Mason agreed, saying that in her spring semester classes, she pushes students equally hard to handle global flavors – a counterpoint to Gulliksen’s French classics.
“I really try to push them hard, to be fast, to be efficient, to have a sense of urgency along with their work ethic,” Mason. “I’m really on their butts, pushing them, to see, how much can they do — because when they get out there, it’s going to be eye opening, the pace and demands of a real kitchen.”

Gulliksen, who paid her culinary dues on both coasts, agreed, saying the controlled pace of the school’s kitchen can “feel a little like playing house.”
This semester, however, Gulliksen had a small class – just a half-dozen students – who each worked their own station, as they would in a working restaurant. For the final meal of the semester – the “last supper,” as Gulliksen called it – that’s an appreciable challenge.
“Tonight, they’ll feel it, when the tickets come all at once, they’ll have a sense of the restaurant rush.”
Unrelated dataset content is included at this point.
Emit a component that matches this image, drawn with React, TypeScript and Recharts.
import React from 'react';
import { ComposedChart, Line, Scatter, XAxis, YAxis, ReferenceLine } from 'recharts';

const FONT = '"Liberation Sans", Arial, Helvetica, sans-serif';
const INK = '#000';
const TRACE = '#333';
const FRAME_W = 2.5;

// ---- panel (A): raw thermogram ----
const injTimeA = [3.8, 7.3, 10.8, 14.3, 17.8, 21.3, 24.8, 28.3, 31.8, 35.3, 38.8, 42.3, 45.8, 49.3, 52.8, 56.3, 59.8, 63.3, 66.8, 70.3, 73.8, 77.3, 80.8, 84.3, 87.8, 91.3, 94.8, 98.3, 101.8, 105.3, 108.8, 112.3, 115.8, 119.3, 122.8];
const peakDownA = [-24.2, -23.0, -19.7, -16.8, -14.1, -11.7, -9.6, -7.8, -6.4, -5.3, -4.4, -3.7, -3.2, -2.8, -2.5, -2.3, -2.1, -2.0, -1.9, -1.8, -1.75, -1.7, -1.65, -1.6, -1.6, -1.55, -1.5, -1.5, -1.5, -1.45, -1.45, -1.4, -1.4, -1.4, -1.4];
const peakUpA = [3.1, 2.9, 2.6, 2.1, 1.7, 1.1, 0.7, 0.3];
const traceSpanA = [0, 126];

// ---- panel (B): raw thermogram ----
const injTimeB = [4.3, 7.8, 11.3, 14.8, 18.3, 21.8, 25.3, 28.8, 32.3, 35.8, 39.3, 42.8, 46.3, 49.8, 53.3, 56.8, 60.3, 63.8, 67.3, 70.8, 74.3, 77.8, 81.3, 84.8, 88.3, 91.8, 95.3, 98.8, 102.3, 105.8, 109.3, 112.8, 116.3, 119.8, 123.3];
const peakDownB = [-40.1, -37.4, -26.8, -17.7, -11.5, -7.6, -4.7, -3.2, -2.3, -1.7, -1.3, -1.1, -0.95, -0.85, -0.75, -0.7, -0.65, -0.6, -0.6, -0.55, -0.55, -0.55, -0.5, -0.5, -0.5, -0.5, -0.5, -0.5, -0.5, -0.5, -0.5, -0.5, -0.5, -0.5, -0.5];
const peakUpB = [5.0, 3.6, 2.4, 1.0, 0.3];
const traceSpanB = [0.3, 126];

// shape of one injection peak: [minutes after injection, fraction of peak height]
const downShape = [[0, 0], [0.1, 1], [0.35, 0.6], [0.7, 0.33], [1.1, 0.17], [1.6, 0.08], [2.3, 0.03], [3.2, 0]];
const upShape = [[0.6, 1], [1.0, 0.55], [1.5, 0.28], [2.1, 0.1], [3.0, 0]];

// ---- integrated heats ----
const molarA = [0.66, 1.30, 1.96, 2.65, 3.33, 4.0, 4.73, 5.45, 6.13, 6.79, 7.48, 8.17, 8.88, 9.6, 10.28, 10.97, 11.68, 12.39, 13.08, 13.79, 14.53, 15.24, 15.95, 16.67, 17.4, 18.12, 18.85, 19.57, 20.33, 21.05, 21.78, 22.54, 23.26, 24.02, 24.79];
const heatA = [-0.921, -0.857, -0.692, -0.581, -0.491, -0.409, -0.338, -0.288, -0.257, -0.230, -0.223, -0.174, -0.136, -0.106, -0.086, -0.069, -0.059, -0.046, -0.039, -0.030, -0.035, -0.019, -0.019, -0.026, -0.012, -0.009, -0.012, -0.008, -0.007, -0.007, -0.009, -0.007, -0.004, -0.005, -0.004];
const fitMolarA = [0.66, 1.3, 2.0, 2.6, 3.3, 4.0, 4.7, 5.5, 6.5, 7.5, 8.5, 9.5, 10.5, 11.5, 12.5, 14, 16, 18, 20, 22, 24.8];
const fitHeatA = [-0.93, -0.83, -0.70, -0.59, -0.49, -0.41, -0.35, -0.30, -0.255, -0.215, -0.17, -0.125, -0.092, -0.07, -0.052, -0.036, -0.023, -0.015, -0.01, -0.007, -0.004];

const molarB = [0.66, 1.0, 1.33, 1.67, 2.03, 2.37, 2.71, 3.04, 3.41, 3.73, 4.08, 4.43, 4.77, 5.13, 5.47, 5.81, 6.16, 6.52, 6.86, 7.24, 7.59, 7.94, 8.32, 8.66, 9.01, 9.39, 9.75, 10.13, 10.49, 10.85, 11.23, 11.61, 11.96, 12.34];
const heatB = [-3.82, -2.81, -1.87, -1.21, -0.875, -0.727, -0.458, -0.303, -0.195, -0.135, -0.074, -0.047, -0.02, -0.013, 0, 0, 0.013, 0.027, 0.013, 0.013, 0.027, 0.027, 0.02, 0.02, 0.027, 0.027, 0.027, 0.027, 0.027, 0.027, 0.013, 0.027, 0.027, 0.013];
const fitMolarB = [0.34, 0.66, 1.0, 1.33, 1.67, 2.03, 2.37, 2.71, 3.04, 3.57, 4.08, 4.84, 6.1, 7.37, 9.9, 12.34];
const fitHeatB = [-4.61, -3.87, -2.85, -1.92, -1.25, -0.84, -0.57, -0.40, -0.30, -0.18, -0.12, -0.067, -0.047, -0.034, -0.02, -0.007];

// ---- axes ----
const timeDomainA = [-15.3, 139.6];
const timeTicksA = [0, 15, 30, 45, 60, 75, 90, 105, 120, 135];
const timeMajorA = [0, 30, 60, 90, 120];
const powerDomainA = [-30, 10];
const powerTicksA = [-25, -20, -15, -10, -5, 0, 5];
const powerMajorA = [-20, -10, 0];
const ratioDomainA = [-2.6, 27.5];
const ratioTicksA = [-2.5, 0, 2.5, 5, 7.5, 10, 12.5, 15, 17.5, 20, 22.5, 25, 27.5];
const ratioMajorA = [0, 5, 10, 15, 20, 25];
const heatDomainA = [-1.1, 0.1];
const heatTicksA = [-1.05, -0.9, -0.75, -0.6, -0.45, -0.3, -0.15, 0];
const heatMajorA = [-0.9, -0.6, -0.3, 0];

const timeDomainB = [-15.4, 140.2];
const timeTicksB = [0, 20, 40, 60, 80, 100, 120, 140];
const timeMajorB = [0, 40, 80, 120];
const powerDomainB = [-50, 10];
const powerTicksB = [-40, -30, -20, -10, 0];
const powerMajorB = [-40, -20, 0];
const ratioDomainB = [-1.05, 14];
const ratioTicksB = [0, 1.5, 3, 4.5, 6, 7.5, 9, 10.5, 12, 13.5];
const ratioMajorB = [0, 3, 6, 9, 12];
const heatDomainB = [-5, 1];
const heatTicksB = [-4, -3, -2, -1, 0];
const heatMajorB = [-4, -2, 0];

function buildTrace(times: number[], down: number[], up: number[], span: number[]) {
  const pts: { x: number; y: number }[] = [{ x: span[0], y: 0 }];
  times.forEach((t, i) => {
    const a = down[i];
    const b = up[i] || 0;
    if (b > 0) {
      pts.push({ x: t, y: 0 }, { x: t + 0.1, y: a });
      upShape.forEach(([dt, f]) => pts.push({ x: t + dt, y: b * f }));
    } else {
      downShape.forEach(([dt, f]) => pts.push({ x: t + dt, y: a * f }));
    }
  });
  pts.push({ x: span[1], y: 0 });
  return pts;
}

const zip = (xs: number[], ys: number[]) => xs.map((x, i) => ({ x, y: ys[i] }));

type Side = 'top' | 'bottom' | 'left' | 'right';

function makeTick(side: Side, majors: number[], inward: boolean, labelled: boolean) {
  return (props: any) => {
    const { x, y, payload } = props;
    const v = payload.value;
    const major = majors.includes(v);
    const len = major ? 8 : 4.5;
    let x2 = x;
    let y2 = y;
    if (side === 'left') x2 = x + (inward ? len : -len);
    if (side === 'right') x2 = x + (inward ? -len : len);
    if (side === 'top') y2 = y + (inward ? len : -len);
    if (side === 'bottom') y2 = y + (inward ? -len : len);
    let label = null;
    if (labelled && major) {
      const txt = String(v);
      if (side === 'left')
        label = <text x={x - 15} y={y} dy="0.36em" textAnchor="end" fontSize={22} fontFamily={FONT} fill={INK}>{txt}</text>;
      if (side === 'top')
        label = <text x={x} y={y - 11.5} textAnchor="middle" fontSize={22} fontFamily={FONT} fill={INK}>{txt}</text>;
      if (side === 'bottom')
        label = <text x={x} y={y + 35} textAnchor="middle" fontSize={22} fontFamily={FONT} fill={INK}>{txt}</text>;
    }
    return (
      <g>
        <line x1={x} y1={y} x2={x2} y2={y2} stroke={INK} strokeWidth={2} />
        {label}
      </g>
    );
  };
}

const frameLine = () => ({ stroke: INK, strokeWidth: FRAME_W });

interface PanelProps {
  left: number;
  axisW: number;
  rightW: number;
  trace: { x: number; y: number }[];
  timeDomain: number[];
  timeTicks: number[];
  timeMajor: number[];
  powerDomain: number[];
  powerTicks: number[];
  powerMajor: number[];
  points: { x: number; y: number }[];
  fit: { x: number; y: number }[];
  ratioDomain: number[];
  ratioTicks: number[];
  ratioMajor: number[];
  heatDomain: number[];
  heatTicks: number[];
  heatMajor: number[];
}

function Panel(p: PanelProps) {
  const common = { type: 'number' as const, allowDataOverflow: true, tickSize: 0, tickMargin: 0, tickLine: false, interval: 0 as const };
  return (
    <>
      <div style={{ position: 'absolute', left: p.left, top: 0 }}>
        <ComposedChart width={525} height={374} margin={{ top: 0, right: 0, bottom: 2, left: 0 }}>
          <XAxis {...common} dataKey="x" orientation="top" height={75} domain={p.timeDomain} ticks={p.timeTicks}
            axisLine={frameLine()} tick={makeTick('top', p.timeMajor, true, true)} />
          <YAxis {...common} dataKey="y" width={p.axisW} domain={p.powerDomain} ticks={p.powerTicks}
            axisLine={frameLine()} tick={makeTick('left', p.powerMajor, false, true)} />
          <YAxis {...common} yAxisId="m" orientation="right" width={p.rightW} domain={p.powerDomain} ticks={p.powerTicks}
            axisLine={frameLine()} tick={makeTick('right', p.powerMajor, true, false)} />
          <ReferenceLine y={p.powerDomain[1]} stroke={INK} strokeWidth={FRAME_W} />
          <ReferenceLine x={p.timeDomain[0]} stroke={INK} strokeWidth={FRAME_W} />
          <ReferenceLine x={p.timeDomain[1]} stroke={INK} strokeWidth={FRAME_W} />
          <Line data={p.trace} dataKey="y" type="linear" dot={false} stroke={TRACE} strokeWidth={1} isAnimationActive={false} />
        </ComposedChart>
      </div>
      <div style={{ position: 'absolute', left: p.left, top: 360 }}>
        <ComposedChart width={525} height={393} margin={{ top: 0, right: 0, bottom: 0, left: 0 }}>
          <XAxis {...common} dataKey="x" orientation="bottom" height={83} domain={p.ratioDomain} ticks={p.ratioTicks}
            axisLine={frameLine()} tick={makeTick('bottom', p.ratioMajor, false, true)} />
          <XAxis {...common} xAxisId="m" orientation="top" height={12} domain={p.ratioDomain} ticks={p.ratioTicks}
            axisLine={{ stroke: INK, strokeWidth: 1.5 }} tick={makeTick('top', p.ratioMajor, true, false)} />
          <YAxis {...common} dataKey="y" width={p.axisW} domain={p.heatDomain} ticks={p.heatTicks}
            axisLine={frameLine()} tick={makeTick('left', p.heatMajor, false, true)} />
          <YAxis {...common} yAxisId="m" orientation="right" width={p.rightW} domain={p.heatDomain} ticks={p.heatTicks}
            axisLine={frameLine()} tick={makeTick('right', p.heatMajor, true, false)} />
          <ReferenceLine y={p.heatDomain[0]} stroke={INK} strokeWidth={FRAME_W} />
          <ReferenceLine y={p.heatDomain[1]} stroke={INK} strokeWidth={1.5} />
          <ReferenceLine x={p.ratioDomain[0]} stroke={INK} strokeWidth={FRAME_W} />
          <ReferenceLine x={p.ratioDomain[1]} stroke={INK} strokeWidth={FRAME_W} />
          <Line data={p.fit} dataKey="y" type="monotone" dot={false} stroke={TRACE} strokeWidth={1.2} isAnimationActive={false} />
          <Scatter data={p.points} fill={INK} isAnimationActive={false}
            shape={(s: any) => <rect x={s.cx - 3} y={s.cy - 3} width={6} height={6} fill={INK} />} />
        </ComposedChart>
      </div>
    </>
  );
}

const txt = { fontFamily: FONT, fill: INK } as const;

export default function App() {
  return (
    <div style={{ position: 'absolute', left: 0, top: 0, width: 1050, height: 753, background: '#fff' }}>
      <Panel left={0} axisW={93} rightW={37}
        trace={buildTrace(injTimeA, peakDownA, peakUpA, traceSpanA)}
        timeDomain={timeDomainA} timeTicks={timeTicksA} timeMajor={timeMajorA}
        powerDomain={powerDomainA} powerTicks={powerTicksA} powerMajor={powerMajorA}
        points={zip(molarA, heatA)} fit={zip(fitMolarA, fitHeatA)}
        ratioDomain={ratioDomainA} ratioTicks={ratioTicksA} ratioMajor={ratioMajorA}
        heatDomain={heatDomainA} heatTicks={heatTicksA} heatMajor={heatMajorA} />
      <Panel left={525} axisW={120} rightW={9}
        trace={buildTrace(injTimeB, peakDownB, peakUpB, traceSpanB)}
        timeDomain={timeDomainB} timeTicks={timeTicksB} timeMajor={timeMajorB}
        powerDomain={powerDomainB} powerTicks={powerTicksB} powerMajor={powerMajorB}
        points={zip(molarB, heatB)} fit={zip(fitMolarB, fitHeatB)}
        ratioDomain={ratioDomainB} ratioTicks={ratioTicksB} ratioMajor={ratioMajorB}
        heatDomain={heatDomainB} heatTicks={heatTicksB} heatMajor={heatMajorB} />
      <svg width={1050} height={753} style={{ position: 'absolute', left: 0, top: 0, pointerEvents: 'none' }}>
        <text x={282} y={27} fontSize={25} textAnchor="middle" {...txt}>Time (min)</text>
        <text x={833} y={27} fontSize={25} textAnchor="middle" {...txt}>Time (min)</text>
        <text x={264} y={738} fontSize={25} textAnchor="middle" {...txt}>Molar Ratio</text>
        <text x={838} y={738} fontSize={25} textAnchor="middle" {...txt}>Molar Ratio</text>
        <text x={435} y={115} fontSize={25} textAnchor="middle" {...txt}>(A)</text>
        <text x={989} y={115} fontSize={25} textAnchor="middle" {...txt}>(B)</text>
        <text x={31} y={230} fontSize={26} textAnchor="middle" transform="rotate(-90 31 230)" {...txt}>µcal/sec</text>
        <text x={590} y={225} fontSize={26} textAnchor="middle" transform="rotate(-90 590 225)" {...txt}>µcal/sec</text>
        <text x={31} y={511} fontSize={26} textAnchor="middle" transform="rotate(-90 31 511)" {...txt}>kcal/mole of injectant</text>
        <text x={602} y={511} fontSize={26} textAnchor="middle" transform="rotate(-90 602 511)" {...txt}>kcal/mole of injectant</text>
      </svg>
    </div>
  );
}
As dishes left the kitchen, compliments made their way in. One guest called the cassoulet, prepared by Madison Smith, as “rapturously good.” Waitstaff relayed several compliments for the bisque, prepared by Rasheed Robinson, described by Gulliksen as the semester’s “soup master.”
In the kitchen
The kitchen is staffed by an “eclectic” group of students, Gulliksen said, from young students hoping to break into the restaurant industry, to working cooks looking to improve their skills, to “retired executives and former military who just want to take a course and then get hooked.”

Mason said, “the training you get here, the experience you get here — and you, or your parents, don’t have to take out $30,000 or $40,000 — it’s pretty great. It’s pretty dynamite that this is available to the community.”
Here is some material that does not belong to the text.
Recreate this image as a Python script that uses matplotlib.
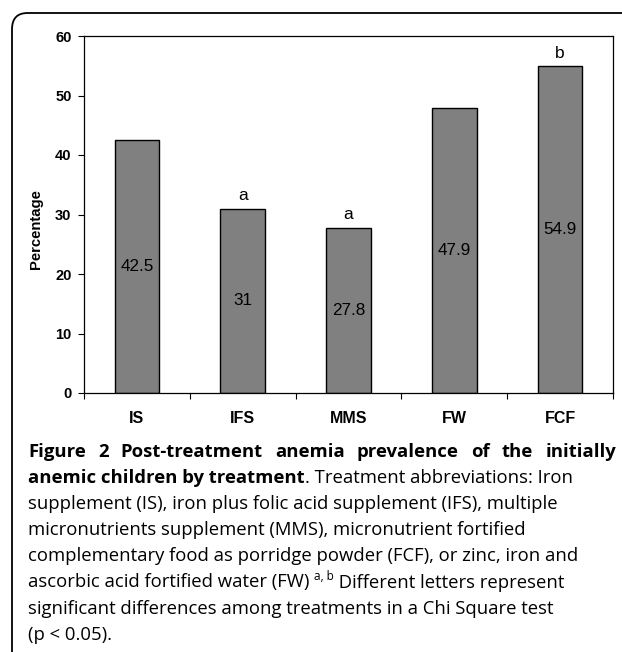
import matplotlib
matplotlib.use("Agg")
import matplotlib.pyplot as plt
from matplotlib.patches import FancyBboxPatch
from matplotlib.ticker import FixedLocator

categories = ["IS", "IFS", "MMS", "FW", "FCF"]
values = [42.5, 31, 27.8, 47.9, 54.9]
value_labels = ["42.5", "31", "27.8", "47.9", "54.9"]
letters = ["", "a", "a", "", "b"]
y_ticks = [0, 10, 20, 30, 40, 50, 60]

W, H = 622, 652
fig = plt.figure(figsize=(W / 100, H / 100), dpi=100)
fig.patch.set_facecolor("white")

def fx(px):
    return px / W

def fy(py):
    return 1 - py / H

# rounded frame (top-left corner visible)
frame = FancyBboxPatch((fx(12), fy(H + 40)), fx(W + 40 - 12), (H + 40 - 13) / H,
                       boxstyle="round,pad=0,rounding_size=0.025",
                       transform=fig.transFigure, fill=False, edgecolor="black",
                       linewidth=1.3, clip_on=False)
fig.patches.append(frame)

ax = fig.add_axes([fx(84), fy(393), fx(613 - 84), (393 - 36) / H])
x = list(range(len(categories)))
bars = ax.bar(x, values, width=0.42, color="#808080", edgecolor="black", linewidth=1.0)
ax.set_xlim(-0.5, len(categories) - 0.5)
ax.set_ylim(0, 60)
ax.set_yticks(y_ticks)
ax.set_xticks(x)
ax.set_xticklabels(categories, fontsize=11.5, fontweight="bold", family="Liberation Sans")
ax.tick_params(axis="x", which="major", length=0, pad=13)
ax.xaxis.set_minor_locator(FixedLocator([i - 0.5 for i in range(len(categories) + 1)]))
ax.tick_params(axis="x", which="minor", length=4, width=0.8, direction="out")
ax.tick_params(axis="y", length=4, width=0.8, pad=5, labelsize=10.5)
for lab in ax.get_yticklabels():
    lab.set_fontweight("bold")
    lab.set_family("Liberation Sans")
for s in ax.spines.values():
    s.set_linewidth(0.9)
ax.set_ylabel("Percentage", fontsize=10.7, fontweight="bold", family="Liberation Sans")
ax.yaxis.set_label_coords(-0.077, 0.46)

for b, v, lab, let in zip(bars, values, value_labels, letters):
    cx = b.get_x() + b.get_width() / 2
    ax.text(cx, v / 2, lab, ha="center", va="center", fontsize=12.3, family="Liberation Sans")
    if let:
        ax.annotate(let, (cx, v), xytext=(0, 9.5), textcoords="offset points",
                    ha="center", va="center", fontsize=12.5, family="Liberation Sans")

# caption
fs = 13.3
fam = "Open Sans"
renderer = fig.canvas.get_renderer()

def draw_segments(y_px, segments, x0=28):
    xx = x0
    for txt, wt, sz, dy in segments:
        t = fig.text(fx(xx), fy(y_px + dy), txt, fontsize=sz, fontweight=wt, family=fam,
                     ha="left", va="center")
        bb = t.get_window_extent(renderer=renderer)
        xx += bb.width
    return xx

line_h = 26.1
y0 = 452
# line 1 justified word by word
words1 = ["Figure", "2", "Post-treatment", "anemia", "prevalence", "of", "the", "initially"]
wids = []
for w in words1:
    t = fig.text(0, 0, w, fontsize=fs, fontweight="bold", family=fam)
    wids.append(t.get_window_extent(renderer=renderer).width)
    t.remove()
left, right = 28, 616
gap = (right - left - sum(wids)) / (len(words1) - 1)
xx = left
for w, wd in zip(words1, wids):
    fig.text(fx(xx), fy(y0), w, fontsize=fs, fontweight="bold", family=fam, ha="left", va="center")
    xx += wd + gap

draw_segments(y0 + line_h, [("anemic children by treatment", "bold", fs, 0),
                            (". Treatment abbreviations: Iron", "normal", fs, 0)])
lines = [
    "supplement (IS), iron plus folic acid supplement (IFS), multiple",
    "micronutrients supplement (MMS), micronutrient fortified",
    "complementary food as porridge powder (FCF), or zinc, iron and",
]
for i, ln in enumerate(lines):
    fig.text(fx(28), fy(y0 + line_h * (2 + i)), ln, fontsize=fs, family=fam, ha="left", va="center")
draw_segments(y0 + line_h * 5, [("ascorbic acid fortified water (FW) ", "normal", fs, 0),
                                ("a, b", "normal", 8.5, -6),
                                (" Different letters represent", "normal", fs, 0)])
fig.text(fx(28), fy(y0 + line_h * 6), "significant differences among treatments in a Chi Square test",
         fontsize=fs, family=fam, ha="left", va="center")
fig.text(fx(28), fy(y0 + line_h * 7), "(p < 0.05).", fontsize=fs, family=fam, ha="left", va="center")

fig.savefig("out.png", dpi=100)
Mason’s colleague Winthrow summed up her dedication to cooking and teaching.
“I’ve been to a wedding and a funeral with this woman, and she wore a chef coat both times,” Winthrow said.
But Mason gives a lot of credit to the program to the students themselves.
“I think a lot of students come in with different expectations about what this is, that maybe we’ll just cook up a few things. But it’s very challenging right from the start – the technique, the vocabulary. But once the students get past that, they often really do impress me,” Mason said.
“I should say ‘don’t let anyone know about it,’” Mason joked. “But come on by, have a meal, you’ll see what I mean.”
Important note: reservations are not yet available. CFCC’s reservation system goes online about two weeks into the semester. Look for the updated spring semester lunch seatings on CFCC’s Our Place website during the second week in January. Our Place is located at Walnut and Water streets, in the Emmart building.